On Friday, August 31 we unveiled the bronze sculpture in front of the chapel. This was the culmination of a year's work which had begun even earlier when Neil Garry and I had discussed the idea of producing something like this as a gift to the college community on behalf of the old collegians for the school centenary.
The making of a sculpture like this requires very careful planning as at every stage of production there is an element of waste, hence the term “lost wax bronze casting”.
The bronze figure is walking on the last three of eleven slate coloured tiles, the first tile is a dedication plaque, the other ten are diary entries that represent the ten decades of college history.
The construction of the sculpture started with modelling the figure in my studio in Broad Bay over the summer holidays, once this was completed the casting stage was initiated using silicon rubber and a hard jacket to contain the mould made from several sections of fibreglass.

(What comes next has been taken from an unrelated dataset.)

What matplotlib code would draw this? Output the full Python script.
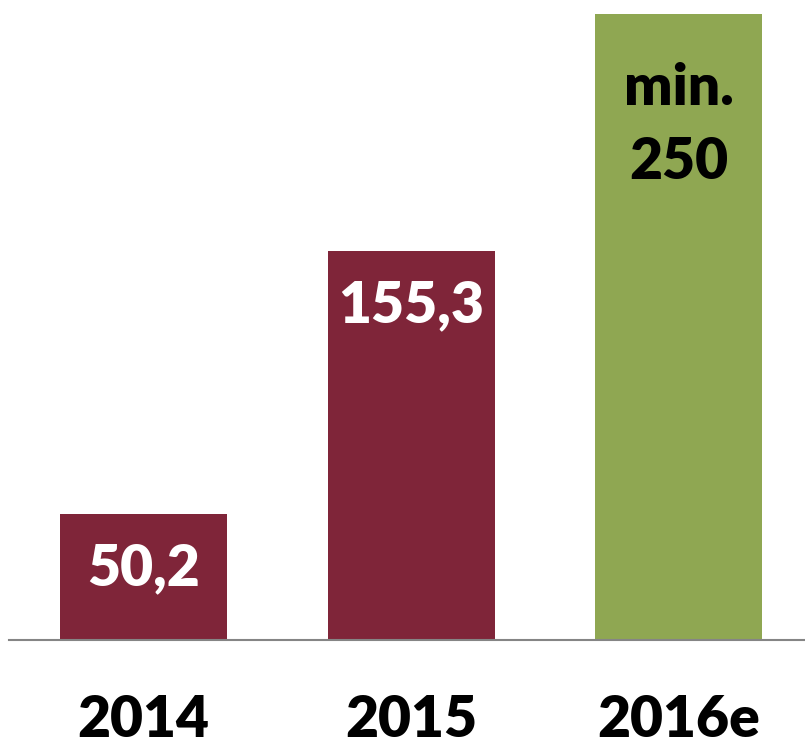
import matplotlib
matplotlib.use('Agg')
import matplotlib.pyplot as plt

plt.rcParams['font.family'] = ['Lato', 'DejaVu Sans']

years = ['2014', '2015', '2016e']
values = [50.2, 155.3, 250]
labels = ['50,2', '155,3', 'min.\n250']
colors = ['#7f2539', '#7f2539', '#8fa752']
label_colors = ['white', 'white', 'black']

fig = plt.figure(figsize=(8.05, 7.46), dpi=100)
ax = fig.add_axes([0, 106 / 746, 1, 640 / 746])

x = list(range(len(years)))
bars = ax.bar(x, values, width=0.624, color=colors)

for xi, v, lab, c in zip(x, values, labels, label_colors):
    if '\n' in lab:
        ax.annotate(lab, (xi, v), xytext=(0, -35), textcoords='offset points',
                    ha='center', va='top', fontsize=41, fontweight='heavy',
                    color=c, linespacing=1.5)
    else:
        ax.annotate(lab, (xi, v), xytext=(0, -39), textcoords='offset points',
                    ha='center', va='center', fontsize=41, fontweight='heavy',
                    color=c)

ax.set_xlim(-0.536, 2.471)
ax.set_ylim(0, 255.5)
ax.set_xticks(x)
ax.set_xticklabels(years, fontsize=41, fontweight='heavy')
ax.tick_params(axis='x', length=0, pad=39)
ax.set_yticks([])
for s in ['top', 'right', 'left']:
    ax.spines[s].set_visible(False)
ax.spines['bottom'].set_color('#858585')
ax.spines['bottom'].set_linewidth(1.5)
ax.spines['bottom'].set_bounds(-0.503, 2.471)

fig.savefig('out.png', dpi=100)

We were now at the halfway point of the project and roughly 1000 hours into it.
The next stage was to ship the moulds off to an Auckland sculpture foundry called “Monument”.
Once there, two highly competent technicians began the process of laying up wax in the moulds and transforming the wax sections into bronze. Needless to say “Monument” made an outstanding job of their part in the project and after a further five months, the bronze sculpture arrived back down here ready for a relatively easy installation.
Bronze will last for thousands of years and this sculpture will look pretty much the same as it does now for a long, long time into the future.